The “real” issue is, where did all of this violence really come from? Not even a day after the misogynist MSNBC article cited above fell back on painting Zubeidat as irrationally emotional and overly biased, news sources began popping up with smoking gun evidence of her unreliability and, of course, the definitive marker of her sons’ deviance: a mug shot. Here is a terrible mother. Not only does she repeatedly deny the media’s claims against her sons, vacillate in her accounts and react in a very human manner that refuses a single defining narrative- on top of all of this, she is “Russian,” “Muslim,” and now a shoplifter. Her “crime” is not the bombing but the outside circumstances of her life that allow a vilifying narrative to take place – and thus, through her vilification, the degeneracy of her sons becomes much more understandable and easy to believe.
Echoes of Cold War media scares and paternalism reverberate throughout interviews with her as commentators take turns in informing the public of her life and assuring them of her Russian identity. Stronger echoes of Freudian psychology and post-9/11 media scares present themselves in how she is blamed alternately for being too supportive of her son’s religious quest and not being attentive enough to the “obvious signs” of her sons’ “radicalization.” As a not-so-subtle coup de grace, the appearance of the mugshots, catering to the tenets of European psychology, cued the nation for subconscious chants of “Jerry! Jerry! Jerry!” since it could be clearly seen now that the root of pathology lay squarely with the mother. Sigmund Freud would be proud.
If this all seems like too much of a stretch, take a gander at this article published Monday, April 22, three days after the suspects were named and information about them began livestreaming to media outlets. The article initially uses the word “parents,” but it is Zubeidat who becomes cited again and again as de facto “proof” of terrible parenting. What makes her a terrible parent? Well, from the start she is described as “blinded by adoration and excuses,” “deluded,” refusing to correct Tamerlan’s “conspiracy theories,” and, of course, she is a shoplifter. Spare the rod, spoil the child? Once a bad egg, always a bad egg? Of course, bad eggs are made by bad parents, and most especially bad eggs are made by bad mothers. Men like Uncle Ruslan who willingly defame the Tsarnaev brothers are given as the voice of reason while Zubeidat is continually blamed for being irrational, simple-minded, and stubbornly ignorant. She is damned for being too loving, but also for not being overprotective enough.
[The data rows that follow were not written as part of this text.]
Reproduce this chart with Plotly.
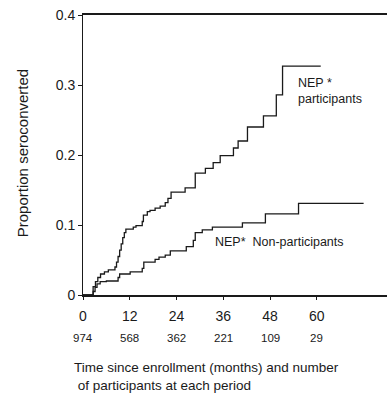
import plotly.graph_objects as go

# Step data (months, proportion seroconverted)
part_months = [0, 2.6, 3.2, 3.8, 4.5, 5.5, 6.5, 8.2, 8.6, 9.0, 9.4, 9.8, 10.2, 10.6, 11.0,
               12.9, 13.6, 15.2, 15.5, 16.5, 17.2, 18.5, 19.8, 21.1, 21.8, 22.6, 26.2,
               28.8, 31.4, 33.4, 35.2, 38.6, 39.8, 42.2, 46.3, 49.6, 51.2, 61.0]
part_values = [0, 0.012, 0.019, 0.025, 0.030, 0.033, 0.036, 0.040, 0.047, 0.055, 0.064, 0.073,
               0.082, 0.089, 0.094, 0.097, 0.099, 0.105, 0.114, 0.119, 0.121, 0.124, 0.127,
               0.132, 0.138, 0.147, 0.153, 0.174, 0.181, 0.189, 0.199, 0.210, 0.220, 0.240,
               0.256, 0.286, 0.327, 0.327]

nonpart_months = [0, 2.6, 3.1, 3.6, 4.4, 6.0, 9.0, 9.4, 12.1, 15.2, 15.6, 18.5, 19.5, 21.1,
                  22.4, 26.5, 28.3, 28.8, 30.6, 33.2, 40.9, 46.8, 55.3, 72.0]
nonpart_values = [0, 0.005, 0.011, 0.016, 0.019, 0.020, 0.025, 0.030, 0.033, 0.038, 0.047,
                  0.051, 0.054, 0.057, 0.063, 0.069, 0.078, 0.089, 0.093, 0.097, 0.103,
                  0.116, 0.131, 0.131]

x_ticks = [0, 12, 24, 36, 48, 60]
at_risk = ["974", "568", "362", "221", "109", "29"]
y_ticks = [0, 0.1, 0.2, 0.3, 0.4]
y_ticktext = ["0", "0.1", "0.2", "0.3", "0.4"]

FONT = "Liberation Sans, Arial, sans-serif"
INK = "#1a1a1a"

fig = go.Figure()
fig.add_trace(go.Scatter(x=part_months, y=part_values, mode="lines",
                         line=dict(shape="hv", color=INK, width=1.3),
                         showlegend=False, hoverinfo="skip"))
fig.add_trace(go.Scatter(x=nonpart_months, y=nonpart_values, mode="lines",
                         line=dict(shape="hv", color=INK, width=1.3),
                         showlegend=False, hoverinfo="skip"))

fig.update_xaxes(range=[0, 78], tickvals=x_ticks, ticktext=[str(v) for v in x_ticks],
                 showgrid=False, zeroline=False, showline=True, linecolor=INK, linewidth=2,
                 mirror=True, ticks="outside", ticklen=3, tickcolor=INK, tickwidth=1,
                 automargin=False, ticklabelstandoff=4,
                 tickfont=dict(family=FONT, size=14, color=INK))
fig.update_yaxes(range=[0, 0.4], tickvals=y_ticks, ticktext=y_ticktext,
                 showgrid=False, zeroline=False, showline=True, linecolor=INK, linewidth=1,
                 ticks="outside", ticklen=4, tickcolor=INK, tickwidth=1,
                 automargin=False,
                 tickfont=dict(family=FONT, size=14, color=INK))

annotations = []
for xv, n in zip(x_ticks, at_risk):
    annotations.append(dict(x=xv, y=-0.154, xref="x", yref="paper", text=n, showarrow=False,
                            xanchor="center", yanchor="middle",
                            font=dict(family=FONT, size=11.5, color=INK)))

annotations += [
    dict(x=-0.036, y=-0.225, xref="paper", yref="paper", xanchor="left", yanchor="top",
         align="left", showarrow=False,
         text="Time since enrollment (months) and number<br> of participants at each period",
         font=dict(family=FONT, size=13.5, color=INK)),
    dict(x=-0.2, y=0.507, xref="paper", yref="paper", xanchor="center", yanchor="middle",
         textangle=-90, showarrow=False, text="Proportion seroconverted",
         font=dict(family=FONT, size=15, color=INK)),
    dict(x=0.7, y=0.73, xref="paper", yref="paper", xanchor="left", yanchor="middle",
         align="left", showarrow=False, text="NEP *<br>participants",
         font=dict(family=FONT, size=12.5, color=INK)),
    dict(x=0.427, y=0.189, xref="paper", yref="paper", xanchor="left", yanchor="middle",
         showarrow=False, text="NEP*  Non-participants",
         font=dict(family=FONT, size=12.5, color=INK)),
]

fig.update_layout(width=388, height=400, margin=dict(l=83, r=1, t=15, b=105),
                  paper_bgcolor="white", plot_bgcolor="white", annotations=annotations)

fig.write_html("out.html", config={"displayModeBar": False},
               post_script="document.body.style.margin='0';")
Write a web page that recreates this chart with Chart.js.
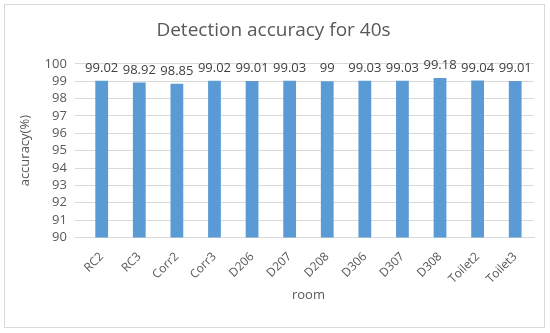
<!DOCTYPE html>
<html>
<head>
<meta charset="utf-8">
<script src="https://cdn.jsdelivr.net/npm/chart.js@4"></script>
<style>
  html, body { margin: 0; padding: 0; background: #fff; }
  #box {
    position: absolute; left: 4px; top: 4px;
    width: 539px; height: 322px;
    border: 1px solid #d9d9d9; background: #fff;
  }
</style>
</head>
<body>
<div id="box"><canvas id="chart" width="539" height="322"></canvas></div>
<script>
const rooms = ['RC2', 'RC3', 'Corr2', 'Corr3', 'D206', 'D207', 'D208', 'D306', 'D307', 'D308', 'Toilet2', 'Toilet3'];
const accuracy = [99.02, 98.92, 98.85, 99.02, 99.01, 99.03, 99, 99.03, 99.03, 99.18, 99.04, 99.01];
const yTicks = [90, 91, 92, 93, 94, 95, 96, 97, 98, 99, 100];

const fontFamily = '"Open Sans", "Liberation Sans", sans-serif';

// labels above each bar, placed from the bar element positions
const barLabels = {
  id: 'barLabels',
  afterDatasetsDraw(chart) {
    const ctx = chart.ctx;
    const meta = chart.getDatasetMeta(0);
    ctx.save();
    ctx.font = '13px ' + fontFamily;
    ctx.fillStyle = '#404040';
    ctx.textAlign = 'center';
    ctx.textBaseline = 'bottom';
    meta.data.forEach((bar, i) => {
      ctx.fillText(String(accuracy[i]), bar.x, bar.y - 6);
    });
    ctx.restore();
  }
};

new Chart(document.getElementById('chart'), {
  type: 'bar',
  data: {
    labels: rooms,
    datasets: [{
      data: accuracy,
      backgroundColor: '#5b9bd5',
      barPercentage: 0.34,
      categoryPercentage: 1
    }]
  },
  options: {
    responsive: false,
    animation: false,
    layout: { padding: { left: 8, right: 10, top: 6, bottom: 20 } },
    plugins: {
      legend: { display: false },
      tooltip: { enabled: false },
      title: {
        display: true,
        text: 'Detection accuracy for 40s',
        color: '#595959',
        font: { family: fontFamily, size: 19, weight: 'normal' },
        padding: { top: 8, bottom: 22 }
      }
    },
    scales: {
      x: {
        grid: { display: false },
        border: { color: '#d9d9d9' },
        afterFit(axis) { axis.height -= 3; },
        ticks: {
          color: '#595959',
          font: { family: fontFamily, size: 12 },
          minRotation: 45, maxRotation: 45,
          padding: 4
        },
        title: {
          display: true,
          text: 'room',
          color: '#595959',
          font: { family: fontFamily, size: 13 },
          padding: { top: 0 }
        }
      },
      y: {
        min: 90, max: 100,
        afterBuildTicks(axis) { axis.ticks = yTicks.map(v => ({ value: v })); },
        grid: { color: '#d9d9d9' },
        border: { display: false },
        ticks: {
          color: '#595959',
          font: { family: fontFamily, size: 13 },
          autoSkip: false,
          padding: 8
        },
        title: {
          display: true,
          text: 'accuracy(%)',
          color: '#595959',
          font: { family: fontFamily, size: 13 },
          padding: { bottom: 4 }
        }
      }
    }
  },
  plugins: [barLabels]
});
</script>
</body>
</html>
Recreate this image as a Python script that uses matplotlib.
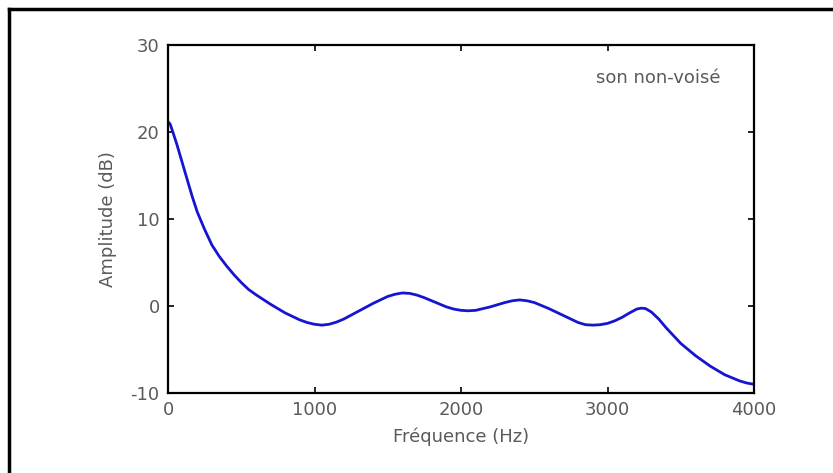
import numpy as np
import matplotlib
matplotlib.use("Agg")
import matplotlib.pyplot as plt
from matplotlib.lines import Line2D

plt.rcParams['axes.unicode_minus'] = False

#######################
#   DATA
#######################
freq = [0, 15, 35, 60, 95, 130, 165, 200, 250, 300, 350, 400, 450, 500, 550, 600,
        700, 800, 900, 950, 1000, 1050, 1100, 1150, 1200, 1300, 1400, 1500, 1550,
        1600, 1650, 1700, 1750, 1800, 1900, 1950, 2000, 2050, 2100, 2200, 2300,
        2350, 2400, 2450, 2500, 2600, 2700, 2800, 2850, 2900, 2950, 3000, 3050,
        3100, 3150, 3200, 3230, 3260, 3300, 3350, 3400, 3450, 3500, 3600, 3700,
        3800, 3900, 3950, 4000]
ampl = [21.2, 20.9, 19.9, 18.6, 16.6, 14.6, 12.6, 10.8, 8.8, 7.0, 5.7, 4.6, 3.6, 2.7, 1.9, 1.3,
        0.2, -0.8, -1.6, -1.9, -2.1, -2.2, -2.1, -1.85, -1.5, -0.6, 0.3, 1.1, 1.35,
        1.5, 1.45, 1.25, 0.95, 0.6, -0.1, -0.35, -0.5, -0.55, -0.5, -0.1, 0.4,
        0.6, 0.7, 0.6, 0.4, -0.3, -1.1, -1.9, -2.15, -2.2, -2.15, -2.0, -1.7,
        -1.3, -0.8, -0.35, -0.25, -0.3, -0.7, -1.5, -2.5, -3.4, -4.3, -5.7, -6.9,
        -7.9, -8.6, -8.85, -9.0]
x_ticks = [0, 1000, 2000, 3000, 4000]
y_ticks = [-10, 0, 10, 20, 30]

txt_col = '#5a5a5a'
fs = 13

fig = plt.figure(figsize=(8.33, 4.73), dpi=100)
ax = fig.add_axes([168/833, 1-393/473, (754-168)/833, (393-45)/473])

ax.plot(freq, ampl, color='#1515d0', lw=2.0)

ax.set_xlim(0, 4000)
ax.set_ylim(-10, 30)
ax.set_xticks(x_ticks)
ax.set_yticks(y_ticks)
ax.tick_params(direction='in', length=4, width=1.2, top=True, right=True,
               labelsize=fs, labelcolor=txt_col, pad=6)
for s in ax.spines.values():
    s.set_linewidth(1.6)
    s.set_color('black')

ax.set_xlabel('Fréquence (Hz)', fontsize=fs, color=txt_col, labelpad=6)
ax.set_ylabel('Amplitude (dB)', fontsize=fs, color=txt_col, labelpad=10)
ax.text(3770, 26.2, 'son non-voisé', ha='right', va='center', fontsize=fs, color=txt_col)

# outer frame (only top and left edges visible)
fig.add_artist(Line2D([9/833, 1], [1-9/473, 1-9/473], transform=fig.transFigure, color='black', lw=2.5))
fig.add_artist(Line2D([9/833, 9/833], [0, 1-9/473], transform=fig.transFigure, color='black', lw=2.5))

fig.savefig('out.png', dpi=100)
Somewhere the ghost of Foucault sighs at the affirmation of yet another of his theories when, in a religiously fanatic vindication of the panopticon, the columnist concludes with:
“You can’t expect witnesses to report every fanatical outburst to the FBI. But when family members are repeatedly exposed to signs that a loved one is drifting into the vortex of violent extremism, they have a duty to intervene, or at least to alert someone. If they don’t, and the fanatic becomes a killer, they bear an awful responsibility. If they deny that responsibility by accusing the police and the government of anti-Islamic conspiracies, they forfeit our sympathy, our respect, and our trust. Police your family. Police your congregation. Police your community. If you don’t, the rest of us will do it for you.”
Be afraid. Be very afraid. Of yourself, of your mother, of your children, of your community. The root of pathology, of deviance, of degeneracy lies in the nuclear family, and the core policing agent of that family – the one who determines whether it is a “good” or “bad” family – is the mother.
During the Cold War, a Communist could be (and frequently was) any American, and from the Gulf War to 9/11 to now a Muslim American could be (and, in fact, is) any American. Perhaps the reason for such violent attacks as this on the image of Zubeidat lies in the fact that the Tsarnaevs could be (and, quite literally, are) any “white” American family, that shibboleth of “Americanness.” The family dynamics being so sensationalized in the media right now could describe any family in America. There is no abnormality here, so instead it must be found through “a whole series of other things that are not the offense itself but a series of forms of conduct of ways of being that are, of course, presented. . .as the cause, origin, motivation, and starting point of the offense” – starting, of course, with the mother.